FieldInfo TextToUserSpaceTransformMatrixField = typeof(TextRenderInfo).GetField("textToUserSpaceTransformMatrix", System.Reflection.BindingFlags.NonPublic | System.Reflection.BindingFlags.Instance);
Weight
As you can see in the output above, the name of the font may contain more than the mere font family name but also a weight indicator
< March 23 , 2015> in Helvetica-Bold at 8
In your example, therefore,
the TextRenderInfo tells me about the base font (in my case, Helvetica)
the Helvetica without any decorations would imply a regular weight.
Helvetica is one of the standard 14 fonts which every PDF viewer must provide out-of-the-box: Times-Roman, Helvetica, Courier, Symbol, Times-Bold, Helvetica-Bold, Courier-Bold, ZapfDingbats, Times-Italic, Helvetica-Oblique, Courier-Oblique, Times-BoldItalic, Helvetica-BoldOblique, Courier-BoldOblique. Thus, these names are pretty dependable.

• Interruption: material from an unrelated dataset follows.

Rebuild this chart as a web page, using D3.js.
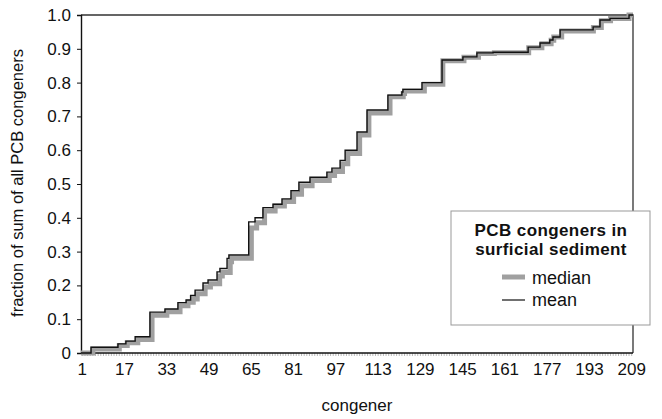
<!DOCTYPE html>
<html><head><meta charset="utf-8">
<script src="https://cdn.jsdelivr.net/npm/d3@7"></script>
<style>body{margin:0;background:#fff;} svg{display:block;font-family:"Liberation Sans",Arial,sans-serif;}</style>
</head><body>
<script>
// Data: step change points (congener, cumulative fraction)
const meanCongener = [0.5,4.3,14.5,17.5,21,26.6,32.3,37.2,40.3,42,43.7,46.7,48.6,52,53.1,55.8,56.5,64,66.4,69.4,73.2,76.6,80,83,87.2,93.6,95.5,98.6,100.5,105,108.8,116.7,122,122.4,129.6,137.2,145.1,150.4,156.5,169.8,174.3,178,179.2,181.9,194.4,197,200.8,208,209.5];
const meanValue    = [0,0.017,0.027,0.035,0.048,0.121,0.13,0.149,0.157,0.17,0.186,0.207,0.216,0.24,0.25,0.28,0.29,0.388,0.40,0.43,0.44,0.456,0.48,0.505,0.52,0.535,0.547,0.57,0.60,0.654,0.719,0.763,0.772,0.78,0.80,0.867,0.876,0.888,0.89,0.905,0.917,0.926,0.935,0.956,0.965,0.985,0.99,1.0,1.0];
const medianCongener = [0.5,5,15,18,22,27.4,33,38,41,43,44.5,47.5,49.5,53,54,57,57.5,65,67,70,74,77.5,81,84,88,94.5,96.5,99.5,101.5,106,109.5,117.5,122.5,123,130.5,137.5,145.5,151,157,170,175,178.5,179.5,182.5,194.5,197.5,201,208,209.5];
const medianValue    = [0,0.012,0.022,0.03,0.04,0.112,0.122,0.14,0.15,0.16,0.175,0.195,0.205,0.228,0.238,0.27,0.28,0.37,0.385,0.42,0.435,0.448,0.47,0.495,0.51,0.525,0.537,0.56,0.59,0.645,0.71,0.758,0.768,0.775,0.795,0.865,0.875,0.886,0.888,0.903,0.915,0.925,0.935,0.953,0.963,0.983,0.99,1.0,1.0];
const xTickLabels = [1,17,33,49,65,81,97,113,129,145,161,177,193,209];
const yTickLabels = [0,0.1,0.2,0.3,0.4,0.5,0.6,0.7,0.8,0.9,1.0];

const W=662,H=419;
const svg=d3.select("body").append("svg").attr("width",W).attr("height",H);
const L=81,R=633,T=15,B=353;
const x=d3.scaleLinear().domain([0.5,209.5]).range([L,R]);
const y=d3.scaleLinear().domain([0,1]).range([B,T]);

// frame top/right
svg.append("path").attr("d",`M${L},${T}H${R}V${B}`).attr("fill","none").attr("stroke","#333").attr("stroke-width",1.3);

// x axis with minor ticks at each congener
const xg=svg.append("g").attr("transform",`translate(0,${B})`);
xg.selectAll("line.minor").data(d3.range(1,210)).join("line")
  .attr("x1",d=>x(d)).attr("x2",d=>x(d)).attr("y1",0).attr("y2",3).attr("stroke","#888").attr("stroke-width",0.6);
xg.append("line").attr("x1",L).attr("x2",R).attr("stroke","#111").attr("stroke-width",1.4);
xg.selectAll("text").data(xTickLabels).join("text")
  .attr("x",d=>x(d)).attr("y",22).attr("text-anchor","middle").attr("font-size",17).attr("fill","#111").text(d=>d);

// y axis
const yAxis=d3.axisLeft(y).tickValues(yTickLabels).tickSize(4).tickFormat(d=>d===0?"0":d3.format(".1f")(d));
const yg=svg.append("g").attr("transform",`translate(${L},0)`).call(yAxis);
yg.select(".domain").attr("stroke","#111").attr("stroke-width",1.4);
yg.selectAll("line").attr("stroke","#111");
yg.selectAll("text").attr("font-size",17).attr("fill","#111").attr("font-family","Liberation Sans, Arial, sans-serif").attr("x",-10);

// lines
const line=d3.line().curve(d3.curveStepAfter);
const medPts=medianCongener.map((c,i)=>[x(c),y(medianValue[i])]);
const meanPts=meanCongener.map((c,i)=>[x(c),y(meanValue[i])]);
svg.append("path").attr("d",line(medPts)).attr("fill","none").attr("stroke","#a0a0a0").attr("stroke-width",5);
svg.append("path").attr("d",line(meanPts)).attr("fill","none").attr("stroke","#111").attr("stroke-width",1.4);

// axis titles
svg.append("text").attr("x",357).attr("y",411).attr("text-anchor","middle").attr("font-size",17).attr("fill","#111").text("congener");
svg.append("text").attr("transform","translate(23,183) rotate(-90)").attr("text-anchor","middle").attr("font-size",16.5).attr("fill","#111").text("fraction of sum of all PCB congeners");

// legend
const lg=svg.append("g");
lg.append("rect").attr("x",451).attr("y",211).attr("width",199).attr("height",114).attr("fill","#fff").attr("stroke","#999").attr("stroke-width",1);
lg.append("text").attr("x",551).attr("y",236).attr("text-anchor","middle").attr("font-size",17).attr("font-weight","bold").attr("letter-spacing",0.4).attr("fill","#111").text("PCB congeners in");
lg.append("text").attr("x",551).attr("y",255).attr("text-anchor","middle").attr("font-size",17).attr("font-weight","bold").attr("letter-spacing",0.4).attr("fill","#111").text("surficial sediment");
lg.append("line").attr("x1",502).attr("x2",525).attr("y1",277).attr("y2",277).attr("stroke","#a0a0a0").attr("stroke-width",5);
lg.append("text").attr("x",532).attr("y",284).attr("font-size",18).attr("fill","#111").text("median");
lg.append("line").attr("x1",502).attr("x2",525).attr("y1",300).attr("y2",300).attr("stroke","#111").attr("stroke-width",1.2);
lg.append("text").attr("x",532).attr("y",306).attr("font-size",18).attr("fill","#111").text("mean");
</script>
</body></html>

Unfortunately font names in general may be chosen arbitrarily; a bold font may have "Bold" or "Black" or other indicators of boldness in its name or none at all.
One might also try to use the font's FontDescriptor dictionary for which an entry FontWeight is specified. Unfortunately this entry is optional, you cannot count on it being there at all.
Furthermore, a font in a PDF can be artificially bold'ed, cf. this answer:
All these numbers are drawn using the same font, merely adding a rising outline line width.
Thus, I'm afraid there is no dependable way to find the exact font weight, merely a number of heuristics which may or may not return acceptable approximations.